Kernel of Linear Transformation

How does one find the kernel of a linear transformation? I have used row reduction to find the determinant of the following matrix, but do not know what it means to find the "kernel" of a linear transformation.

The given matrix is:

**-1 2 -2 4**

4 2 2 1

0 0 0 -1

5 0 1 -1

Any help is highly appreciated.

Re: Kernel of Linear Transformation

You solve MX=0, 0 is the null vector. M is the matrix, X=(x1,x2,x3,x4). You will have 4 equations.

Re: Kernel of Linear Transformation

in your case you are looking for vectors (x_{1},x_{2},x_{3},x_{4}) with:

$\displaystyle \begin{bmatrix}-1&2&-2&4\\4&2&2&1\\0&0&0&-1\\5&0&1&-1 \end{bmatrix} \begin{bmatrix}x_1\\x_2\\x_3\\x_4 \end{bmatrix} = \begin{bmatrix}0\\0\\0\\0 \end{bmatrix}$

this is exactly the same as solving the 4 linear equations:

-x_{1}+2x_{2}-2x_{3}+4x_{4} = 0

4x_{1}+2x_{2}+2x_{3}+x_{4} = 0

-x_{4} = 0

5x_{1}+x_{3}-x_{4} = 0

row-reducing the matrix will give you the same set of solutions as the original matrix (row-reduction just fomalizes the process of "elimination and back-substitution").

the solutions to this system of linear equations ARE the null space of the matrix of the system (because these are homogeneous linear equations (which is a fancy way of saying: "all 0's on one side")).

the kernel of a a linear transformation is the set of vectors in the null space of the matrix for that linear transformation.

generally speaking, the more equations you have, the more constraints you are putting on the number of vectors that can possibly satisfy them. in a loose sort of way, this tends to make the kernel smaller. that is, sometimes you can tell a little bit about your solutions just from the size of the matrix. the most interesting case is when we have a "square" matrix, our hope is that we have "a perfect fit", just one solution. but matrices can be "defective" (the technical term is "singular"), and zero out more than just the 0-vector. in this case, we say the kernel is non-trivial (there's some vector(s) x that are non-zero, but Ax = 0). if the ONLY element of the kernel is {0} (the 0-vector), then we say the matrix is of full rank (and if it's square it's invertible: invertiblity can be thought of as a kind of "faithfulness", the matrix may "scramble" the vectors, but we don't lose any information: given Ax = b we can recover x as A^{-1}b. multiplication by an invertible matrix is "undo-able").

but if a matrix is singular, the kernel gets bigger: if we have x ≠ 0, but Ax = 0, then for any vector x', A(x+x') = A(x') (so in this case, A must "collapse" the original space into some "smaller" space. the size (dimension) of the kernel measures how extreme this collapsing is...for example, the matrix consisting of all 0's has EVERYTHING in the domain in its kernel, so you can think of the 0-matrix as "shrinking everything down to the origin").

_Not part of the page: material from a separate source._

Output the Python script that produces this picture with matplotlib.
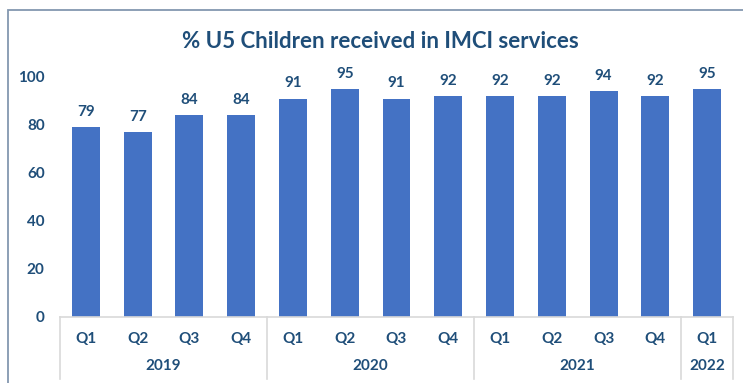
import matplotlib.pyplot as plt
from matplotlib.patches import Rectangle
import numpy as np

quarters = ['Q1', 'Q2', 'Q3', 'Q4', 'Q1', 'Q2', 'Q3', 'Q4', 'Q1', 'Q2', 'Q3', 'Q4', 'Q1']
years = ['2019', '2020', '2021', '2022']
year_counts = [4, 4, 4, 1]
values = [79, 77, 84, 84, 91, 95, 91, 92, 92, 92, 94, 92, 95]

plt.rcParams['font.family'] = ['Lato', 'DejaVu Sans']
txt = '#1F4E79'
W, H = 743, 383

fig = plt.figure(figsize=(W / 100, H / 100), dpi=100)
ax = fig.add_axes([60 / W, 1 - 317 / H, 673 / W, 240 / H])

x = np.arange(len(values))
ax.bar(x, values, width=0.54, color='#4472C4', zorder=2)
for xi, v in zip(x, values):
    ax.text(xi, v + 3.5, str(v), ha='center', va='bottom', fontsize=11,
            fontweight='bold', color=txt)

ax.set_xlim(-0.5, len(values) - 0.5)
ax.set_ylim(0, 100)
ax.set_yticks(np.arange(0, 101, 20))
ax.tick_params(axis='y', length=0, pad=11, labelsize=11, labelcolor=txt)
for lab in ax.get_yticklabels():
    lab.set_fontweight('bold')
ax.set_xticks([])
for s in ['top', 'right', 'left']:
    ax.spines[s].set_visible(False)
ax.spines['bottom'].set_color('#D9D9D9')
ax.spines['bottom'].set_linewidth(1.2)

# quarter and year labels under the axis
lab_tr = ax.get_xaxis_transform()
for xi, q in zip(x, quarters):
    ax.text(xi, -22 / 240, q, transform=lab_tr, ha='center', va='center',
            fontsize=11, fontweight='bold', color=txt)

bounds = np.concatenate(([0], np.cumsum(year_counts))) - 0.5
for b in bounds:
    ax.plot([b, b], [0, -62 / 240], transform=lab_tr, color='#D9D9D9',
            lw=1.2, clip_on=False)
for i, yr in enumerate(years):
    mid = (bounds[i] + bounds[i + 1]) / 2
    ax.text(mid, -49 / 240, yr, transform=lab_tr, ha='center', va='center',
            fontsize=11, fontweight='bold', color=txt)

fig.text(380 / W, 1 - 42 / H, '% U5 Children received in IMCI services', ha='center',
         va='center', fontsize=16, fontweight='bold', color=txt)

# chart frame (top and left edges visible)
fig.patches.append(Rectangle((8 / W, -0.1), 1.2, 1 - 10 / H + 0.1,
                             transform=fig.transFigure, fill=False,
                             edgecolor='#8497B0', lw=1.3))

fig.savefig('out.png', dpi=100)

while all of this might sound rather imposing and complicated, it's really nothing more than the same solving of linear equations you do in high-school (but often with a LOT more equations). above are 4 equations. solve them for x_{1},x_{2},x_{3} and x_{4}. row-reduction will work: if you get the identity, your kernel is trivial.

Re: Kernel of Linear Transformation

Thank you.

I have now solved for x1,x2,x3,x4 getting all of them equal to zero.

However, I am still confused as to how to present this answer. What will the kernel be? (0,0,0,0)?

Re: Kernel of Linear Transformation

UPDATE:

Can I justify my answer by stating that the kernel of the linear transformation is the line spanned by

(0,0,0,0) ?

Thanks for help.

Re: Kernel of Linear Transformation

The kernel is the vector subspace of R^4 {(0,0,0,0)}.

Re: Kernel of Linear Transformation

In other words, your linear transformation is invertible and maps every vector in $\displaystyle R^4$ to a single vector in $\displaystyle R^4$. The only vector that is mapped to (0, 0, 0, 0) is (0, 0, 0, 0) itself.

You said in your first post that you had found the determinant of the matrix. The fact that the matrix was non-zero tells you that the linear transformation is invertible.